Task goal |
Write the listing below out again exactly, dropping the images.
--------------------
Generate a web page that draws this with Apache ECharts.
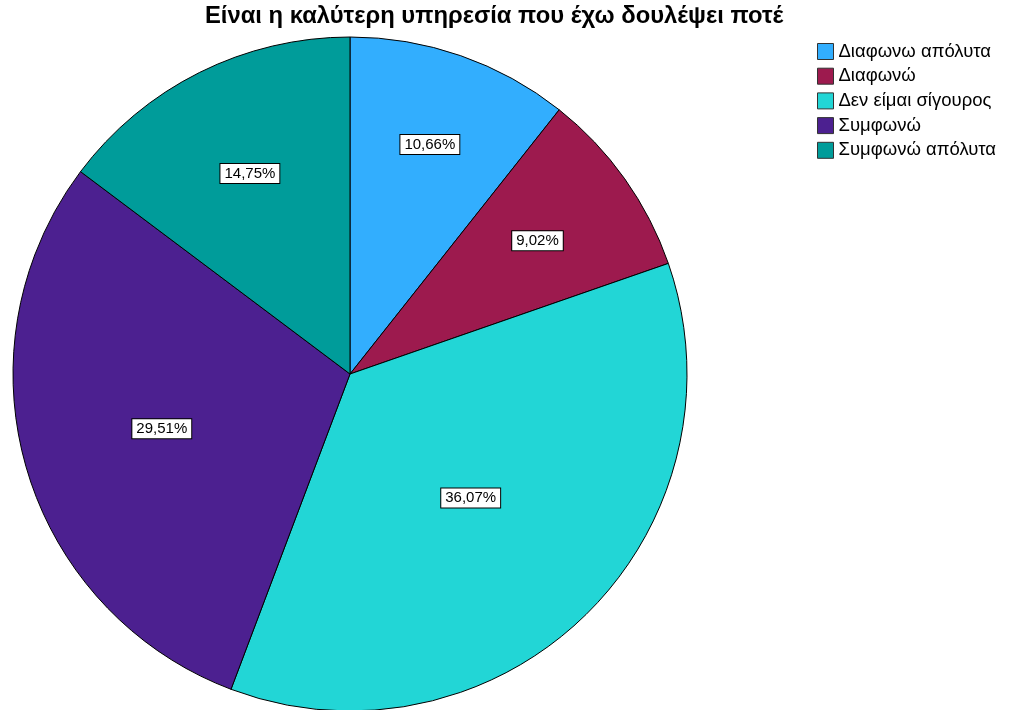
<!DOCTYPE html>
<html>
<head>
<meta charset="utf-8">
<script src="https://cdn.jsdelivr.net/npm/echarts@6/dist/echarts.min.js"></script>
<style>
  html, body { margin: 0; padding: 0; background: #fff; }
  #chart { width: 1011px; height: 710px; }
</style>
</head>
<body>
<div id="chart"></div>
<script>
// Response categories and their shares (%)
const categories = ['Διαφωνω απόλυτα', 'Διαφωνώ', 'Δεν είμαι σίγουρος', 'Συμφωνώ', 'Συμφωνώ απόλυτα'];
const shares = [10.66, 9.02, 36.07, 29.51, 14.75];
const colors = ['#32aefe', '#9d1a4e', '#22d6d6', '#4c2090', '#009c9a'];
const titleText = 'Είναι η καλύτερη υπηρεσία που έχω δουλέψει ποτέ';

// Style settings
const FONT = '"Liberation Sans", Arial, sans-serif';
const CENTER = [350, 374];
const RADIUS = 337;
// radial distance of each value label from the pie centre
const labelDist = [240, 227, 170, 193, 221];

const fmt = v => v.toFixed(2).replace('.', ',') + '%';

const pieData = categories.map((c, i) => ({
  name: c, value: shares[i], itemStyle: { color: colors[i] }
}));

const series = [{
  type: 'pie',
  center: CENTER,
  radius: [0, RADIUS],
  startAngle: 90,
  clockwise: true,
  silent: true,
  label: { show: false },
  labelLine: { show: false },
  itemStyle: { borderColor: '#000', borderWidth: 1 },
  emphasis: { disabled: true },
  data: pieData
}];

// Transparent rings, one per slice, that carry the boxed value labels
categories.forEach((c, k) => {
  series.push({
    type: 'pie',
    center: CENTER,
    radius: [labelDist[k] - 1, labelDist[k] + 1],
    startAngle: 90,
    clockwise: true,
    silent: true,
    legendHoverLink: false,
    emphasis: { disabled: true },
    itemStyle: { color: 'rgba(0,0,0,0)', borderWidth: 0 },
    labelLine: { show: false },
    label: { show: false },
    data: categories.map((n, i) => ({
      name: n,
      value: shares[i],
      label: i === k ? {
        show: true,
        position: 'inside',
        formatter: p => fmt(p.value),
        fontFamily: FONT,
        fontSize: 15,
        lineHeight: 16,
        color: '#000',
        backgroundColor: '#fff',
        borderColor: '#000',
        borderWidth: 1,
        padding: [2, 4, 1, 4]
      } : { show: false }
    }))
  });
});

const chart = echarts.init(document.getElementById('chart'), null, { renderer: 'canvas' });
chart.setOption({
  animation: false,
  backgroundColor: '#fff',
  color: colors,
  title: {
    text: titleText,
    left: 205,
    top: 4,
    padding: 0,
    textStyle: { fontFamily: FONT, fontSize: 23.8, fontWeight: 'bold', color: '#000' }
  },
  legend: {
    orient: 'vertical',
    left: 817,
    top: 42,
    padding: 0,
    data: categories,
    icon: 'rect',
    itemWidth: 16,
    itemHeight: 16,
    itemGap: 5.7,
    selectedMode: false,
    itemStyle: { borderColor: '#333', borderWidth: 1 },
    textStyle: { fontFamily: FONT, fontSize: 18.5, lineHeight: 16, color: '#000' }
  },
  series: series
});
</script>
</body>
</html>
--------------------
Output of the task |
Generate a web page that draws this with Apache ECharts.
<!DOCTYPE html>
<html>
<head>
<meta charset="utf-8">
<script src="https://cdn.jsdelivr.net/npm/echarts@6/dist/echarts.min.js"></script>
<style>
  html, body { margin: 0; padding: 0; background: #fff; }
  #chart { width: 1011px; height: 710px; }
</style>
</head>
<body>
<div id="chart"></div>
<script>
// Response categories and their shares (%)
const categories = ['Διαφωνω απόλυτα', 'Διαφωνώ', 'Δεν είμαι σίγουρος', 'Συμφωνώ', 'Συμφωνώ απόλυτα'];
const shares = [10.66, 9.02, 36.07, 29.51, 14.75];
const colors = ['#32aefe', '#9d1a4e', '#22d6d6', '#4c2090', '#009c9a'];
const titleText = 'Είναι η καλύτερη υπηρεσία που έχω δουλέψει ποτέ';

// Style settings
const FONT = '"Liberation Sans", Arial, sans-serif';
const CENTER = [350, 374];
const RADIUS = 337;
// radial distance of each value label from the pie centre
const labelDist = [240, 227, 170, 193, 221];

const fmt = v => v.toFixed(2).replace('.', ',') + '%';

const pieData = categories.map((c, i) => ({
  name: c, value: shares[i], itemStyle: { color: colors[i] }
}));

const series = [{
  type: 'pie',
  center: CENTER,
  radius: [0, RADIUS],
  startAngle: 90,
  clockwise: true,
  silent: true,
  label: { show: false },
  labelLine: { show: false },
  itemStyle: { borderColor: '#000', borderWidth: 1 },
  emphasis: { disabled: true },
  data: pieData
}];

// Transparent rings, one per slice, that carry the boxed value labels
categories.forEach((c, k) => {
  series.push({
    type: 'pie',
    center: CENTER,
    radius: [labelDist[k] - 1, labelDist[k] + 1],
    startAngle: 90,
    clockwise: true,
    silent: true,
    legendHoverLink: false,
    emphasis: { disabled: true },
    itemStyle: { color: 'rgba(0,0,0,0)', borderWidth: 0 },
    labelLine: { show: false },
    label: { show: false },
    data: categories.map((n, i) => ({
      name: n,
      value: shares[i],
      label: i === k ? {
        show: true,
        position: 'inside',
        formatter: p => fmt(p.value),
        fontFamily: FONT,
        fontSize: 15,
        lineHeight: 16,
        color: '#000',
        backgroundColor: '#fff',
        borderColor: '#000',
        borderWidth: 1,
        padding: [2, 4, 1, 4]
      } : { show: false }
    }))
  });
});

const chart = echarts.init(document.getElementById('chart'), null, { renderer: 'canvas' });
chart.setOption({
  animation: false,
  backgroundColor: '#fff',
  color: colors,
  title: {
    text: titleText,
    left: 205,
    top: 4,
    padding: 0,
    textStyle: { fontFamily: FONT, fontSize: 23.8, fontWeight: 'bold', color: '#000' }
  },
  legend: {
    orient: 'vertical',
    left: 817,
    top: 42,
    padding: 0,
    data: categories,
    icon: 'rect',
    itemWidth: 16,
    itemHeight: 16,
    itemGap: 5.7,
    selectedMode: false,
    itemStyle: { borderColor: '#333', borderWidth: 1 },
    textStyle: { fontFamily: FONT, fontSize: 18.5, lineHeight: 16, color: '#000' }
  },
  series: series
});
</script>
</body>
</html>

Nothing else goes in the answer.